IE 11 is not supported. For an optimal experience visit our site on another browser.

Alzheimer's anxiety

At a time when  experts are warning that an Alzheimer’s epidemic is looming, many Americans are trying to keep their brains sharp well into old age.
Photo illustration /
/ Source:

For most people, misplacing eyeglasses or losing the car keys is little more than a minor nuisance. For Amy Losak, it’s cause for anxiety.

"One day I left my glasses in the linen closet,” the New York public relations executive recalls. “I searched everywhere in my house for them, but didn’t find them until later when I was cleaning the closet. I totally didn’t remember putting them there.”

What ordinarily would be dismissed as simply absentmindedness made Losak, who is in her mid-40s, fearful that she might suffer her father's fate.

Losak's dad, Sam Rosenberg, had suffered from Alzheimer's disease for 14 years when he died at 93 last year. The experience of watching her beloved father slip away into a child-like state with only vague awareness of his family left Losak anxious about the "little black holes" of her own memory.

She says her forgetfulness "doesn’t interfere with my being able to do a job, but it’s annoying and, lately, frightening.”

Alzheimer's cases to soar
At a time when more Americans are living into their 80s and 90s than ever before, the fear of dementia, or "Alzheimer's anxiety," is rising and motivating many people to try to keep their brains sharp into old age.

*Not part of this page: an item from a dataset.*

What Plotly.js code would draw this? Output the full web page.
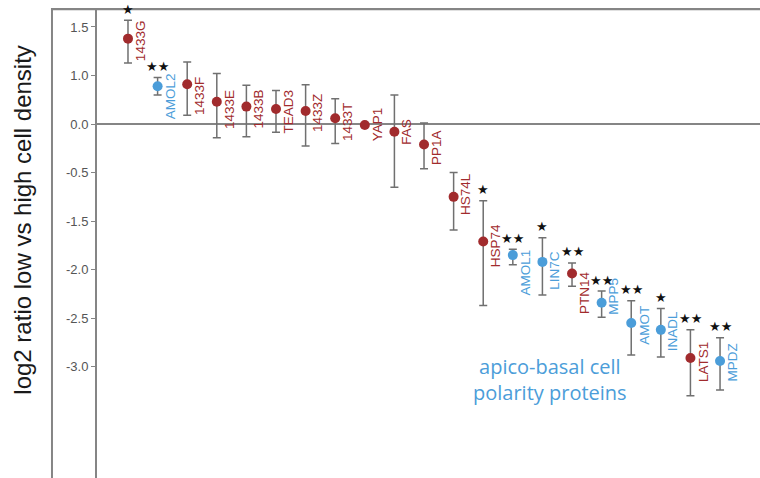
<!DOCTYPE html>
<html><head><meta charset="utf-8">
<script src="https://cdn.plot.ly/plotly-3.0.1.min.js"></script>
<style>html,body{margin:0;padding:0;background:#fff}#chart{width:760px;height:478px}</style>
</head><body><div id="chart"></div>
<script>
// ---- data (values in the axis' own units: zero line = 0, one tick step = 0.5) ----
const proteins = ['1433G','AMOL2','1433F','1433E','1433B','TEAD3','1433Z','1433T','YAP1','FAS','PP1A',
                  'HS74L','HSP74','AMOL1','LIN7C','PTN14','MPP5','AMOT','INADL','LATS1','MPDZ'];
const log2Ratio = [0.88, 0.39, 0.41, 0.23, 0.18, 0.155, 0.135, 0.06, -0.01, -0.08, -0.21,
                   -0.75, -1.21, -1.35, -1.42, -1.54, -1.84, -2.05, -2.12, -2.41, -2.44];
const errUp     = [0.19, 0.09, 0.23, 0.29, 0.22, 0.19, 0.27, 0.20, 0.0, 0.38, 0.22,
                   0.25, 0.42, 0.06, 0.25, 0.11, 0.12, 0.23, 0.22, 0.29, 0.24];
const errDown   = [0.25, 0.09, 0.32, 0.37, 0.31, 0.24, 0.36, 0.26, 0.0, 0.57, 0.25,
                   0.34, 0.66, 0.10, 0.34, 0.13, 0.15, 0.33, 0.28, 0.39, 0.30];
const polarityGroup = ['other','polarity','other','other','other','other','other','other','other','other','other',
                       'other','other','polarity','polarity','other','polarity','polarity','polarity','other','polarity'];
const significance = ['*','**','','','','','','','','','',
                      '','*','**','*','**','**','**','*','**','**'];
const yTickVals = [1.0, 0.5, 0, -0.5, -1.0, -1.5, -2.0, -2.5];
const yTickText = ['1.5','1.0','0.0','-0.5','-1.5','-2.0','-2.5','-3.0'];
const yTitle = 'log2 ratio low vs high cell density';
const groupNote = 'apico-basal cell<br>polarity proteins';

// ---- styles ----
const RED = '#a12b2d', BLUE = '#4b9dd9', AX = '#858585';
const labelDy = [2,10,12,8,2,3,2,4,-1,0,3,-3,4,17,8,19,-6,2,1,4,2];

function groupTrace(g, color) {
  const idx = proteins.map((p, i) => i).filter(i => polarityGroup[i] === g);
  return {
    type: 'scatter', mode: 'markers',
    x: idx.map(i => proteins[i]), y: idx.map(i => log2Ratio[i]),
    marker: {color: color, size: 10},
    error_y: {type: 'data', symmetric: false,
              array: idx.map(i => errUp[i]), arrayminus: idx.map(i => errDown[i]),
              color: '#707070', thickness: 1.5, width: 4},
    showlegend: false, hoverinfo: 'skip'
  };
}

const annotations = [];
proteins.forEach((p, i) => {
  annotations.push({
    x: p, y: log2Ratio[i], xref: 'x', yref: 'y', text: p, showarrow: false,
    textangle: -90, xanchor: 'left', yanchor: 'middle', xshift: 3, yshift: -labelDy[i],
    font: {family: 'Liberation Sans, Arial, sans-serif', size: 13.5,
           color: polarityGroup[i] === 'polarity' ? BLUE : RED}
  });
  if (significance[i]) {
    annotations.push({
      x: p, y: log2Ratio[i] + errUp[i], xref: 'x', yref: 'y',
      text: significance[i].replace(/\*/g, '★'), showarrow: false,
      xanchor: 'center', yanchor: 'middle', yshift: 11,
      font: {family: 'DejaVu Sans, sans-serif', size: 13, color: '#111'}
    });
  }
});
annotations.push({
  xref: 'paper', yref: 'paper', x: -0.1116, y: 0.552, text: yTitle, showarrow: false,
  textangle: -90, xanchor: 'center', yanchor: 'middle',
  font: {family: 'Liberation Sans, Arial, sans-serif', size: 24, color: '#1a1a1a'}
});
annotations.push({
  xref: 'paper', yref: 'paper', x: 0.683, y: 0.211, text: groupNote, showarrow: false,
  xanchor: 'center', yanchor: 'middle', align: 'center',
  font: {family: 'Open Sans, sans-serif', size: 20, color: BLUE}
});

const layout = {
  width: 760, height: 478,
  margin: {l: 97, r: 0, t: 10, b: 0, pad: 0},
  paper_bgcolor: '#fff', plot_bgcolor: '#fff',
  xaxis: {type: 'category', categoryorder: 'array', categoryarray: proteins,
          range: [-1.047, 21.35], showgrid: false, zeroline: false,
          showline: false, showticklabels: false, ticks: ''},
  yaxis: {range: [-3.646, 1.175], tickmode: 'array', tickvals: yTickVals, ticktext: yTickText,
          ticks: 'outside', ticklen: 4, tickwidth: 1, tickcolor: AX,
          showline: true, linecolor: AX, linewidth: 2,
          zeroline: true, zerolinecolor: AX, zerolinewidth: 2, showgrid: false,
          tickfont: {family: 'Liberation Sans, Arial, sans-serif', size: 13, color: '#555'}},
  shapes: [
    {type: 'rect', xref: 'paper', yref: 'paper', layer: 'above',
     x0: -0.0694, x1: -0.0664, y0: 0, y1: 1.0043,
     fillcolor: AX, line: {width: 0}},
    {type: 'rect', xref: 'paper', yref: 'paper', layer: 'above',
     x0: -0.0694, x1: 1, y0: 0.9995, y1: 1.0043,
     fillcolor: AX, line: {width: 0}}
  ],
  annotations: annotations
};

Plotly.newPlot('chart', [groupTrace('other', RED), groupTrace('polarity', BLUE)], layout,
               {displayModeBar: false, staticPlot: true});
</script></body></html>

Their fears aren't unfounded. Experts warn that a potentially devastating Alzheimer’s epidemic is looming.

There are 4.5 million people in the United States currently living with Alzheimer’s disease, and the number is expected to rise to as many as 16 million by 2050, according to the National Institutes of Health.

In a Gallup poll commissioned by the Alzheimer’s Association, one in three Americans said they knew someone with Alzheimer's and one in 10 said they had a family member with the disease.

“People understand that Alzheimer’s is a common illness and they’re very concerned about it,” says Dr. Marilyn Albert, co-director of the Johns Hopkins Alzheimer's Disease Research Center and chair of the Alzheimer’s Association’s medical and scientific council.

'Is this it? Is it starting?'
Elizabeth Keihm’s mother was 73 when she died with Alzheimer’s two years ago. And because the disease runs in families, Keihm knows that statistically she faces a greater risk of developing it.

"There are days when I can’t find my keys or remember where I parked my car and I think, ‘Is this it? Is it starting?’” says Keihm, director of the Long Island Alzheimer’s Foundation.

“Once you’ve seen what this disease does, it changes everything,” she says.

To help reduce her odds of developing the disease, Keihm takes antioxidants, doesn't smoke cigarettes, goes on regular walks with her two dogs and tries to keep her brain busy with memory exercises.

"I do tricks like brushing my teeth with my other hand and take a different route to work so my brain doesn't get into ruts," she says.

"Every time you can't remember someone's name, you can really get yourself going about it," she says. "But you try to take all the steps you can."

Alzheimer's still a mystery
Doctors don't fully understand the causes of Alzheimer's — there are genetic and environmental risk factors — but they agree it's age-related.

More than 80 percent of cases are diagnosed after 70. And nearly half of people over 85 — the largest growing segment of the population in developed countries — suffer symptoms, according to the National Institutes of Health.

"There are more cases of Alzheimer's because more people are living to the age of risk," says Albert.

Scientists are pursuing the possibility that a cause of Alzheimer's is the buildup of toxic proteins in the brain. Clinical studies are focusing on blocking the accumulation of long tangles of beta amyloid and another protein in the brains of Alzheimer's patients.

Currently, five drugs are used to treat Alzheimer's, but they don't significantly slow the relentless mental decline in patients.

Pharmacologial treatments that can prevent or halt the progression of symptoms are years away. But many scientists agree that there are steps an individual can take to help ward off or at least delay symptoms of the degenerative brain disease, including exercising both the brain and the body, following a healthy diet and not smoking.

Slowing down the appearance of Alzheimer's symptoms in an individual by just a few years would be significant, says Dr. Steven Ferris, executive director of the Aging and Dementia Research Center at New York University. 

The average age for the onset for symptoms is now 75. "If you can delay symptoms from emerging by only five years, then the average age would be 80 and you'd reduce by 50 percent the number of cases," because older people would die of other natural causes before they developed Alzheimer's, Ferris notes.

Researchers are increasingly studying normal memory loss in the hopes of understanding how Alzheimer's develops.

"Since brain aging is a risk factor for Alzheimer's, the more we can do to treat brain aging, the more effect we can have on Alzheimer's," says Ferris.